Being hydrated isn’t just about getting enough water, however. It also means that our bodies are in homeostasis, that is, our mineral, vitamin and fluid levels are balanced.

While one of the first signs of dehydration is increased thirst, some signs may be easy to misread as symptoms of something else. These signs include dizziness, weakness, headache, dry skin, dry mouth or fatigue, says Cohen.

One major indication that you’re dehydrated, Cohen adds, is that your urine may appear amber-colored. If you use the bathroom, you may also notice a smaller amount of urine than usual.

Not necessarily. The longer you go without water, the more you risk serious symptoms of dehydration. More severe dehydration, Cohen warns, can present with anuria (no urine output), dizziness that makes it difficult to stand or walk normally, low blood pressure, fast heart rate, fever, lethargy and confusion. In severe cases it can lead to seizures, shock or coma — symptoms that require immediate medical attention.

You’re constantly refilling your water bottle — but somehow you still feel thirsty. There could be an underlying issue driving this thirst, such as anemia, having your period or being diabetic. If you feel like you are properly hydrating but are thirstier than usual, speak to a doctor. Certain medications (such as those for allergies or motion sickness) can also give you a dry mouth sensation that isn’t necessarily associated with not drinking enough water.

You may have seen electrolyte drink packets, drops or even beverages like Gatorade that promise to boost your hydration. But are they really better than drinking plain water?

It depends. Electrolytes are minerals in your body fluids — such as sodium, potassium, chloride and magnesium — that are essential for various bodily functions, such as maintaining hydration. We lose electrolytes in sweat and excrete them in urine.

However, on a typical day of sweating, we don’t need to think about our electrolyte levels.

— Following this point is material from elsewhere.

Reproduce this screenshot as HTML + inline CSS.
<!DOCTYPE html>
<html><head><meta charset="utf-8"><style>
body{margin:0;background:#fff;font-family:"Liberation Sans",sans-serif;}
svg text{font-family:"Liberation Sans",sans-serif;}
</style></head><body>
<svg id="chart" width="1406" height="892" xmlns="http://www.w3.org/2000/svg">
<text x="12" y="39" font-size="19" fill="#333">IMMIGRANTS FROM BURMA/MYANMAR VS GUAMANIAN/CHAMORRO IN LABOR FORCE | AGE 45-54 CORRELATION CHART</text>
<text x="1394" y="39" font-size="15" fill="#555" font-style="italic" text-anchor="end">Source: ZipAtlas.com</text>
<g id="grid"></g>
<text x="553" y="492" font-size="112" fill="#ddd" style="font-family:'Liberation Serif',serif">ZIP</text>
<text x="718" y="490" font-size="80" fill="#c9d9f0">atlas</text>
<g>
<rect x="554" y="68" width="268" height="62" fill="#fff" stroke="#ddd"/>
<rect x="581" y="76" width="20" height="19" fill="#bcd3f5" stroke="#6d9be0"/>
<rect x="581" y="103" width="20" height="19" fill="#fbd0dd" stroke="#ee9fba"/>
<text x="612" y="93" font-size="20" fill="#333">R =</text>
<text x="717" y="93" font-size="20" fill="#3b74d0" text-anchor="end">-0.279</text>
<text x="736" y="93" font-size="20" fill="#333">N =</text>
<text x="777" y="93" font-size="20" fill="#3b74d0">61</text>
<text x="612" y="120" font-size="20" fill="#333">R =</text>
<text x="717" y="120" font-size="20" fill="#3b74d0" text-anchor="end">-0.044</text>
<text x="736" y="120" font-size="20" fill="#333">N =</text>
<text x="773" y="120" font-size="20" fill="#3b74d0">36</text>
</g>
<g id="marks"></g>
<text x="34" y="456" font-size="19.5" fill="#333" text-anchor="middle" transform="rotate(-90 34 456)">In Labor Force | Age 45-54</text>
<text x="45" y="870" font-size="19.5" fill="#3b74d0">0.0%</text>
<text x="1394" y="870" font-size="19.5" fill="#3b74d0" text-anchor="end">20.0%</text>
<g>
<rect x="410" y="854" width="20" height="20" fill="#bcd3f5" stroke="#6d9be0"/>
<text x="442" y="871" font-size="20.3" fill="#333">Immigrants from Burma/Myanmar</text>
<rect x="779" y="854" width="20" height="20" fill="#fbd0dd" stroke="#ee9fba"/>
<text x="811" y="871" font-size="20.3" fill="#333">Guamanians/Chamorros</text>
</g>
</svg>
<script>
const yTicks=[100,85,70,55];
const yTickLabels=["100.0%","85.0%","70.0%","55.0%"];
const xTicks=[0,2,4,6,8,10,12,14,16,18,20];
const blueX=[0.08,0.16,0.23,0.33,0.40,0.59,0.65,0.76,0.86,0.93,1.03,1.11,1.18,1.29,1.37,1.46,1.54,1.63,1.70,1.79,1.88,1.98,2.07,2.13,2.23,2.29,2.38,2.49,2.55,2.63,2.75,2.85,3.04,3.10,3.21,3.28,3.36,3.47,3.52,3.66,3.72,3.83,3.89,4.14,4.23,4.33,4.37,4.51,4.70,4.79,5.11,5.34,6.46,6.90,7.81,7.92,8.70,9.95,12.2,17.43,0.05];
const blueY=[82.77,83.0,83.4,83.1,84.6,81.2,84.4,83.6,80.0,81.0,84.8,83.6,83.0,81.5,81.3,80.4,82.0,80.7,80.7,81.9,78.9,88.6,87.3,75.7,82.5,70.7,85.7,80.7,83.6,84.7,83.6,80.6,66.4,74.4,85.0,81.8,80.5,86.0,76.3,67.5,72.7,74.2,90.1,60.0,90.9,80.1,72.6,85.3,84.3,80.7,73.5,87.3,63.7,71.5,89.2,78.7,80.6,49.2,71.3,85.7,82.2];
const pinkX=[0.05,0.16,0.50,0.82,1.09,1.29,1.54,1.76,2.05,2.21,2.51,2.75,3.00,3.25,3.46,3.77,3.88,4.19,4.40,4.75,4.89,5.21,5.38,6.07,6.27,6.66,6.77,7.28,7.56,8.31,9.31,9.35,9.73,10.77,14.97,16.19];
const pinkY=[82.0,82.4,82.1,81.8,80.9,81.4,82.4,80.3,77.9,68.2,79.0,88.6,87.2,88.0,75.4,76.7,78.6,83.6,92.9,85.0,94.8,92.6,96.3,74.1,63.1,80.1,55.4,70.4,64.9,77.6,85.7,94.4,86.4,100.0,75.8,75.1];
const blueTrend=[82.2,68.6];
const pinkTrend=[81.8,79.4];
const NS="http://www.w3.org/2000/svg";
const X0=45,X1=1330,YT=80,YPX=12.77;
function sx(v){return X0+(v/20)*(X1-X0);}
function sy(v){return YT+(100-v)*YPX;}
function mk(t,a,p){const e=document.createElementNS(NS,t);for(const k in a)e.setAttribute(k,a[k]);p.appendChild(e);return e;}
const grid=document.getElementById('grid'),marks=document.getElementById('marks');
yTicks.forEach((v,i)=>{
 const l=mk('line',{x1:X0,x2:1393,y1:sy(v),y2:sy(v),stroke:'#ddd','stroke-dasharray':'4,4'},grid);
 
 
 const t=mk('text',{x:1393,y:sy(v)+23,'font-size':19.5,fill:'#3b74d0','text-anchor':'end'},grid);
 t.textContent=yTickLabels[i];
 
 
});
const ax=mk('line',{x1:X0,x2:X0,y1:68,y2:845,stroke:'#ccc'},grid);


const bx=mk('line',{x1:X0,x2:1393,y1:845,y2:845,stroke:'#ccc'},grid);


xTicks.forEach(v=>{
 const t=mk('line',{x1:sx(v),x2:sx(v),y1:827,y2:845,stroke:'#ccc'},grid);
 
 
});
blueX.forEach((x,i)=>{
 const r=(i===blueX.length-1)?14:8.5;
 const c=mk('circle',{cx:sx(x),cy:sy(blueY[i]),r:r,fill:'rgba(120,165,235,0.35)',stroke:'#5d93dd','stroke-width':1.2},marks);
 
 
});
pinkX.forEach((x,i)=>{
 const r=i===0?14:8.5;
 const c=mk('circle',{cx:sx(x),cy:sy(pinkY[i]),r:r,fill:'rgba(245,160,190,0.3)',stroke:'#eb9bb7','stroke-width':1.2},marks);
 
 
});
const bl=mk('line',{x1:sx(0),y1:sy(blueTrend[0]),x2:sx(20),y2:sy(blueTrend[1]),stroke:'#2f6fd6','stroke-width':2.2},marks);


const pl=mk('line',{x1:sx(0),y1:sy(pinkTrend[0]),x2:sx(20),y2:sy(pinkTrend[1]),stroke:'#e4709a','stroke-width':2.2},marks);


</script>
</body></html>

That’s because most adults get enough electrolytes through our food intake. says Dr. Jo Anna Leuck, a physician at Burnett School of Medicine at Texas Christian University.

You may need to boost your electrolytes, however, if you are doing intense exercise (such as a workout for more than 75 minutes) or spending time in the heat, as plain water may not be enough to maintain hydration. It’s also important to supplement electrolytes, Leuck says, if you had an illness, such as a stomach flu, that prevented you from getting them through your diet.

That said, it’s important not to overdo electrolytes too. Consuming an excess of electrolytes can put strain on your kidneys. Too much sodium, for example, can cause dizziness, vomiting and diarrhea, as well as seizures and loss of muscle control.

Yes, you can be overly hydrated — and it can cause major problems. Water toxicity happens when someone drinks water too fast, throwing off their body’s electrolyte balance — and some people have even died from it. As Cohen says, “supersizing your Stanley Cup may actually flush essential electrolytes out of your system instead of properly hydrating you.”

Consuming excessive amounts of plain water can lead to a dilution of sodium in the bloodstream known as hyponatremia. That, Cohen says, “can cause water to move into cells — including brain cells — potentially resulting in swelling, increased intracranial pressure and, in severe cases, can potentially lead to seizures.”

This is why it’s a bad idea to try and flush out your body with water, or to drink excessively when doing heavy endurance exercise. It’s always best to follow your body cues, such as thirst, to guide your water intake.